'''
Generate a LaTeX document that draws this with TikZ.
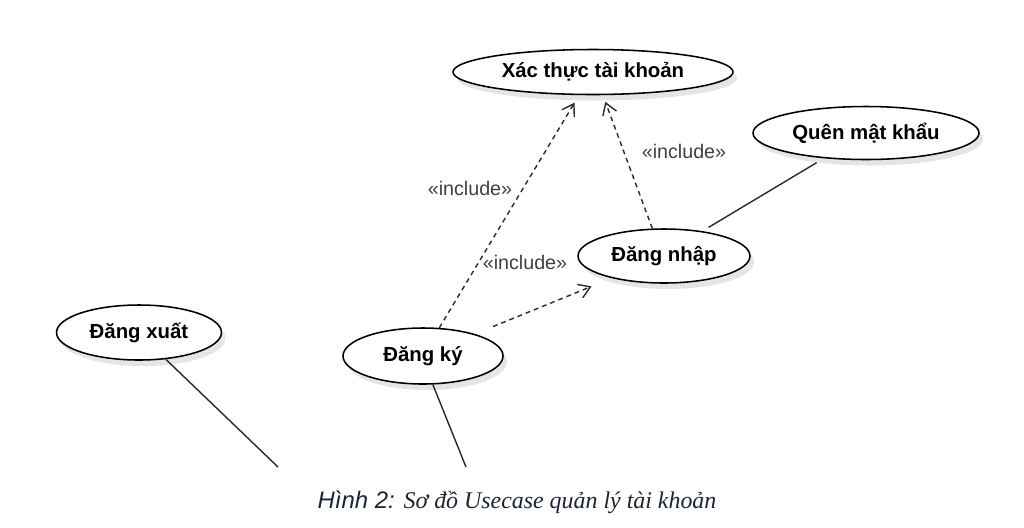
\documentclass[tikz,border=0pt]{standalone}
\usepackage{fontspec}
\setmainfont{Liberation Sans}
\newfontfamily\serifit{Liberation Serif}
\usetikzlibrary{shapes.geometric,arrows.meta,shadows}

\definecolor{linegray}{HTML}{2A2A2A}
\definecolor{labelgray}{HTML}{404040}
\definecolor{captionblue}{HTML}{1A2436}

\begin{document}
\begin{tikzpicture}[x=0.25mm,y=-0.25mm,
  usecase/.style={ellipse,draw=black,line width=1.1pt,fill=white,inner sep=0pt,
    font=\fontsize{14.5}{16}\selectfont\bfseries,
    drop shadow={shadow xshift=1mm,shadow yshift=-1.5mm,fill=black!10,opacity=1}},
  incl/.style={draw=linegray,line width=1pt,dash pattern=on 1.2mm off 1mm,
    -{Straight Barb[length=2.8mm,width=3.6mm]}},
  assoc/.style={draw=linegray,line width=1pt},
  inclabel/.style={text=labelgray,font=\fontsize{14}{16}\selectfont}]
  \useasboundingbox (0,0) rectangle (1024,527);

  % Use cases
  \node[usecase,minimum width=70mm,minimum height=11.25mm] (xacthuc) at (593,72) {Xác thực tài khoản};
  \node[usecase,minimum width=56.5mm,minimum height=13.25mm] (quen) at (866,133) {Quên mật khẩu};
  \node[usecase,minimum width=43mm,minimum height=13.5mm] (dangnhap) at (664,256) {Đăng nhập};
  \node[usecase,minimum width=40mm,minimum height=14mm] (dangky) at (423,356) {Đăng ký};
  \node[usecase,minimum width=41.25mm,minimum height=13.75mm] (dangxuat) at (139,332.5) {Đăng xuất};

  % Include relations
  \draw[incl,shorten >=2.2mm] (dangky.60) -- (xacthuc.239);
  \draw[incl,shorten <=4.9mm,shorten >=5.45mm] (dangky.23) -- (dangnhap.203);
  \draw[incl,shorten >=1.75mm] (dangnhap.113) -- (xacthuc.293);

  \node[inclabel] (lblA) at (470,188) {«include»};
  \node[inclabel] (lblB) at (525,262) {«include»};
  \node[inclabel] (lblC) at (684,151) {«include»};

  % Associations
  \coordinate (actorA) at (278,467);
  \coordinate (actorB) at (466,467);
  \draw[assoc,shorten <=2.1mm,shorten >=1.8mm] (quen.211) -- (dangnhap.33);
  \draw[assoc] (dangxuat.315) -- (actorA);
  \draw[assoc] (dangky.289) -- (actorB);

  % Caption
  \node[text=captionblue,font=\fontsize{17}{20}\selectfont\itshape] (caption) at (517,502)
    {Hình 2: {\serifit Sơ đồ Usecase quản lý tài khoản}};
\end{tikzpicture}
\end{document}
'''
* Problem
Retype each line of the listing above word for word. Exclude the pictures.

* Exercise solution
Generate a LaTeX document that draws this with TikZ.
\documentclass[tikz,border=0pt]{standalone}
\usepackage{fontspec}
\setmainfont{Liberation Sans}
\newfontfamily\serifit{Liberation Serif}
\usetikzlibrary{shapes.geometric,arrows.meta,shadows}

\definecolor{linegray}{HTML}{2A2A2A}
\definecolor{labelgray}{HTML}{404040}
\definecolor{captionblue}{HTML}{1A2436}

\begin{document}
\begin{tikzpicture}[x=0.25mm,y=-0.25mm,
  usecase/.style={ellipse,draw=black,line width=1.1pt,fill=white,inner sep=0pt,
    font=\fontsize{14.5}{16}\selectfont\bfseries,
    drop shadow={shadow xshift=1mm,shadow yshift=-1.5mm,fill=black!10,opacity=1}},
  incl/.style={draw=linegray,line width=1pt,dash pattern=on 1.2mm off 1mm,
    -{Straight Barb[length=2.8mm,width=3.6mm]}},
  assoc/.style={draw=linegray,line width=1pt},
  inclabel/.style={text=labelgray,font=\fontsize{14}{16}\selectfont}]
  \useasboundingbox (0,0) rectangle (1024,527);

  % Use cases
  \node[usecase,minimum width=70mm,minimum height=11.25mm] (xacthuc) at (593,72) {Xác thực tài khoản};
  \node[usecase,minimum width=56.5mm,minimum height=13.25mm] (quen) at (866,133) {Quên mật khẩu};
  \node[usecase,minimum width=43mm,minimum height=13.5mm] (dangnhap) at (664,256) {Đăng nhập};
  \node[usecase,minimum width=40mm,minimum height=14mm] (dangky) at (423,356) {Đăng ký};
  \node[usecase,minimum width=41.25mm,minimum height=13.75mm] (dangxuat) at (139,332.5) {Đăng xuất};

  % Include relations
  \draw[incl,shorten >=2.2mm] (dangky.60) -- (xacthuc.239);
  \draw[incl,shorten <=4.9mm,shorten >=5.45mm] (dangky.23) -- (dangnhap.203);
  \draw[incl,shorten >=1.75mm] (dangnhap.113) -- (xacthuc.293);

  \node[inclabel] (lblA) at (470,188) {«include»};
  \node[inclabel] (lblB) at (525,262) {«include»};
  \node[inclabel] (lblC) at (684,151) {«include»};

  % Associations
  \coordinate (actorA) at (278,467);
  \coordinate (actorB) at (466,467);
  \draw[assoc,shorten <=2.1mm,shorten >=1.8mm] (quen.211) -- (dangnhap.33);
  \draw[assoc] (dangxuat.315) -- (actorA);
  \draw[assoc] (dangky.289) -- (actorB);

  % Caption
  \node[text=captionblue,font=\fontsize{17}{20}\selectfont\itshape] (caption) at (517,502)
    {Hình 2: {\serifit Sơ đồ Usecase quản lý tài khoản}};
\end{tikzpicture}
\end{document}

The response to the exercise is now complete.